## Begin Dataset content

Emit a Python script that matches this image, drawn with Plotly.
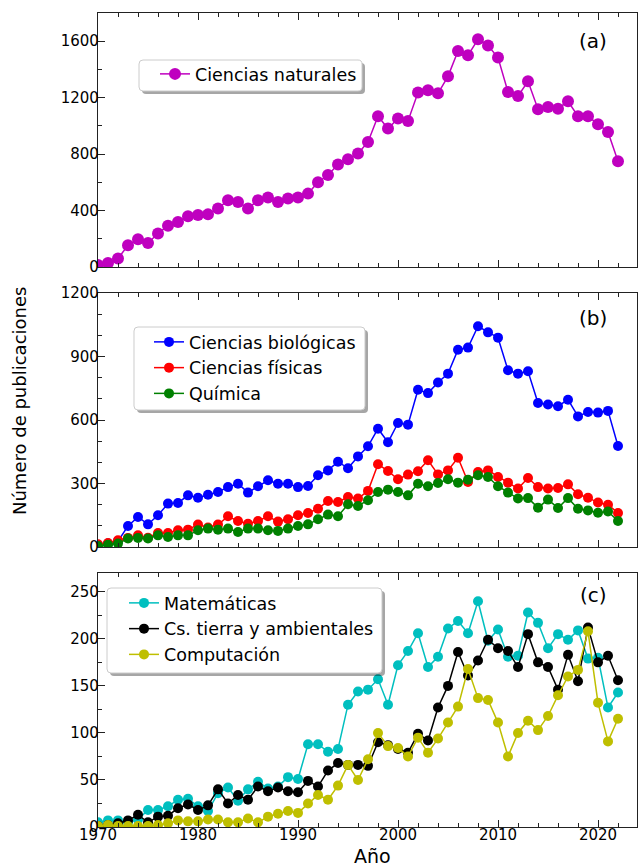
import plotly.graph_objects as go

# ---------------- data ----------------
years = list(range(1970, 2023))

naturales = [15, 28, 60, 154, 196, 170, 237, 293, 319, 359,
             369, 373, 414, 473, 461, 414, 473, 492, 461, 485,
             492, 520, 600, 652, 726, 763, 804, 886, 1068, 981,
             1052, 1035, 1236, 1252, 1231, 1351, 1531, 1500, 1614, 1569,
             1484, 1240, 1212, 1316, 1118, 1134, 1122, 1174, 1068, 1068,
             1011, 957, 749]

biologicas = [8, 16, 28, 99, 142, 107, 150, 205, 208, 244,
              233, 247, 260, 283, 299, 257, 287, 315, 299, 299,
              283, 288, 339, 362, 403, 372, 428, 476, 559, 495,
              586, 578, 743, 727, 777, 819, 932, 942, 1043, 1014,
              989, 835, 819, 830, 680, 673, 665, 696, 617, 638,
              635, 643, 477]

fisicas = [13, 19, 32, 43, 55, 44, 66, 66, 79, 82,
           106, 92, 106, 145, 123, 110, 123, 145, 120, 131,
           150, 161, 181, 217, 213, 236, 229, 265, 391, 359,
           320, 342, 358, 410, 343, 362, 422, 307, 354, 362,
           331, 304, 276, 326, 283, 276, 279, 296, 249, 233,
           210, 200, 161]

quimica = [5, 11, 16, 40, 43, 40, 55, 47, 55, 55,
           79, 87, 82, 87, 71, 87, 87, 79, 76, 87,
           99, 107, 131, 153, 145, 202, 194, 221, 260, 271,
           260, 244, 299, 287, 302, 320, 304, 318, 339, 331,
           287, 257, 229, 231, 186, 224, 184, 231, 181, 173,
           162, 168, 123]

matematicas = [5, 7, 7, 5, 8, 18, 18, 22, 29, 30,
               22, 17, 36, 42, 28, 40, 48, 41, 43, 53,
               51, 88, 88, 80, 83, 130, 144, 146, 157, 130,
               172, 187, 206, 170, 181, 211, 219, 206, 240, 198,
               210, 181, 182, 228, 217, 190, 205, 199, 209, 179,
               180, 127, 143]

tierra = [1, 2, 4, 7, 13, 5, 11, 12, 20, 24,
          18, 23, 40, 25, 34, 29, 43, 38, 42, 38,
          37, 49, 43, 60, 68, 66, 66, 65, 90, 87,
          83, 79, 99, 92, 127, 150, 186, 161, 177, 199,
          190, 187, 170, 205, 175, 170, 146, 183, 155, 212,
          175, 182, 156]

computacion = [1, 2, 1, 1, 1, 1, 2, 4, 7, 6,
               6, 8, 8, 5, 5, 9, 5, 11, 14, 17,
               15, 25, 34, 29, 44, 66, 50, 72, 100, 86,
               84, 75, 95, 79, 94, 111, 128, 168, 137, 135,
               111, 75, 100, 113, 103, 118, 140, 160, 167, 208,
               132, 91, 115]

x_ticks = [1970, 1980, 1990, 2000, 2010, 2020]
panel_labels = ["(a)", "(b)", "(c)"]

# ---------------- layout helpers ----------------
W, H = 638, 866
ML, MR, MT, MB = 98, 1, 13, 39
PW, PH = W - ML - MR, H - MT - MB


def py(p):
    return (H - MB - p) / PH


def px(p):
    return (p - ML) / PW


def rounded_rect(x0, y0, x1, y1, r=4):
    pts = [
        ("M", (x0 + r, y0)), ("L", (x1 - r, y0)),
        ("Q", (x1, y0), (x1, y0 + r)), ("L", (x1, y1 - r)),
        ("Q", (x1, y1), (x1 - r, y1)), ("L", (x0 + r, y1)),
        ("Q", (x0, y1), (x0, y1 - r)), ("L", (x0, y0 + r)),
        ("Q", (x0, y0), (x0 + r, y0)),
    ]
    s = ""
    for cmd, *cs in pts:
        s += cmd + " " + " ".join(f"{px(a):.5f},{py(b):.5f}" for a, b in cs) + " "
    return s + "Z"


FONT = "DejaVu Sans"
fig = go.Figure()

series = [
    (naturales, "Ciencias naturales", "#bf00bf", 1, 12),
    (biologicas, "Ciencias biológicas", "#0000ff", 2, 10),
    (fisicas, "Ciencias físicas", "#ff0000", 2, 10),
    (quimica, "Química", "#008000", 2, 10),
    (matematicas, "Matemáticas", "#00bfbf", 3, 10),
    (tierra, "Cs. tierra y ambientales", "#000000", 3, 10),
    (computacion, "Computación", "#bfbf00", 3, 10),
]
for vals, name, col, panel, ms in series:
    sfx = "" if panel == 1 else str(panel)
    fig.add_trace(go.Scatter(
        x=years, y=vals, name=name, mode="lines+markers",
        line=dict(color=col, width=1.5),
        marker=dict(color=col, size=ms),
        xaxis="x" + sfx, yaxis="y" + sfx,
        legend="legend" + sfx, showlegend=True,
    ))

domains = [(py(267), py(13)), (py(547), py(293)), (0, py(573))]
yranges = [(0, 1800), (0, 1200), (0, 270)]
ydt = [400, 300, 50]
ymin = [200, 100, 25]

common_axis = dict(
    showline=True, linecolor="#222", linewidth=1.2, mirror="ticks",
    ticks="inside", ticklen=7, tickcolor="#222", tickwidth=1,
    showgrid=False, zeroline=False,
    tickfont=dict(family=FONT, size=15, color="black"),
)

lay = {}
for i in range(3):
    sfx = "" if i == 0 else str(i + 1)
    lay["xaxis" + sfx] = dict(
        common_axis, domain=[0, 1], anchor="y" + sfx,
        range=[1970, 2023.9], tickvals=x_ticks,
        showticklabels=(i == 2), ticklabelstandoff=-6,
        minor=dict(dtick=2, tick0=1970, ticks="inside", ticklen=4,
                   tickcolor="#222", showgrid=False),
    )
    if i < 2:
        lay["xaxis" + sfx]["matches"] = "x3"
    lay["yaxis" + sfx] = dict(
        common_axis, domain=list(domains[i]), anchor="x" + sfx,
        range=list(yranges[i]), dtick=ydt[i], tick0=0,
        ticklabelstandoff=-5,
        minor=dict(dtick=ymin[i], tick0=0, ticks="inside", ticklen=4,
                   tickcolor="#222", showgrid=False),
    )
    lay["yaxis" + sfx]["mirror"] = True

# legend item anchors (left, top) in pixels
legend_pos = [(155, 56), (149, 324), (124, 585)]
for i, (lx, ly) in enumerate(legend_pos):
    sfx = "" if i == 0 else str(i + 1)
    lay["legend" + sfx] = dict(
        x=px(lx), y=py(ly), xanchor="left", yanchor="top",
        bgcolor="rgba(0,0,0,0)", borderwidth=0,
        font=dict(family=FONT, size=17.5, color="black"),
    )

# legend frames (boxes with shadow) in pixels
legend_boxes = [(139, 60, 362, 91), (134, 327, 365, 410), (107, 588, 382, 673)]
shapes = []
for (x0, y0, x1, y1) in legend_boxes:
    shapes.append(dict(type="path", path=rounded_rect(x0 + 3, y0 + 3, x1 + 3, y1 + 3),
                       xref="paper", yref="paper", layer="above",
                       fillcolor="rgba(0,0,0,0.35)", line=dict(width=0)))
for (x0, y0, x1, y1) in legend_boxes:
    shapes.append(dict(type="path", path=rounded_rect(x0, y0, x1, y1),
                       xref="paper", yref="paper", layer="above",
                       fillcolor="white", line=dict(color="#cccccc", width=1)))

annotations = []
label_y = [41, 318, 595]
for lab, yy in zip(panel_labels, label_y):
    annotations.append(dict(
        text=lab, x=px(593), y=py(yy), xref="paper", yref="paper",
        showarrow=False, xanchor="center", yanchor="middle",
        font=dict(family=FONT, size=20, color="black")))
annotations.append(dict(
    text="Número de publicaciones", x=px(20), y=py(401),
    xref="paper", yref="paper", showarrow=False, textangle=-90,
    xanchor="center", yanchor="middle",
    font=dict(family=FONT, size=18, color="black")))
annotations.append(dict(
    text="Año", x=px(372), y=py(856), xref="paper", yref="paper",
    showarrow=False, xanchor="center", yanchor="middle",
    font=dict(family=FONT, size=19, color="black")))

fig.update_layout(
    width=W, height=H, showlegend=True,
    margin=dict(l=ML, r=MR, t=MT, b=MB, autoexpand=False),
    paper_bgcolor="white", plot_bgcolor="white",
    font=dict(family=FONT, color="black"),
    annotations=annotations, shapes=shapes,
    **lay,
)

fig.write_html("out.html", config={"displayModeBar": False},
               post_script="document.body.style.margin='0';")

## End Dataset content

## [Exercise]
Write out exactly the lines between the start of the data and the line with "635, 643, 477]", including both, but none of the pictures.

## [Task result]
Emit a Python script that matches this image, drawn with Plotly.
import plotly.graph_objects as go

# ---------------- data ----------------
years = list(range(1970, 2023))

naturales = [15, 28, 60, 154, 196, 170, 237, 293, 319, 359,
             369, 373, 414, 473, 461, 414, 473, 492, 461, 485,
             492, 520, 600, 652, 726, 763, 804, 886, 1068, 981,
             1052, 1035, 1236, 1252, 1231, 1351, 1531, 1500, 1614, 1569,
             1484, 1240, 1212, 1316, 1118, 1134, 1122, 1174, 1068, 1068,
             1011, 957, 749]

biologicas = [8, 16, 28, 99, 142, 107, 150, 205, 208, 244,
              233, 247, 260, 283, 299, 257, 287, 315, 299, 299,
              283, 288, 339, 362, 403, 372, 428, 476, 559, 495,
              586, 578, 743, 727, 777, 819, 932, 942, 1043, 1014,
              989, 835, 819, 830, 680, 673, 665, 696, 617, 638,
              635, 643, 477]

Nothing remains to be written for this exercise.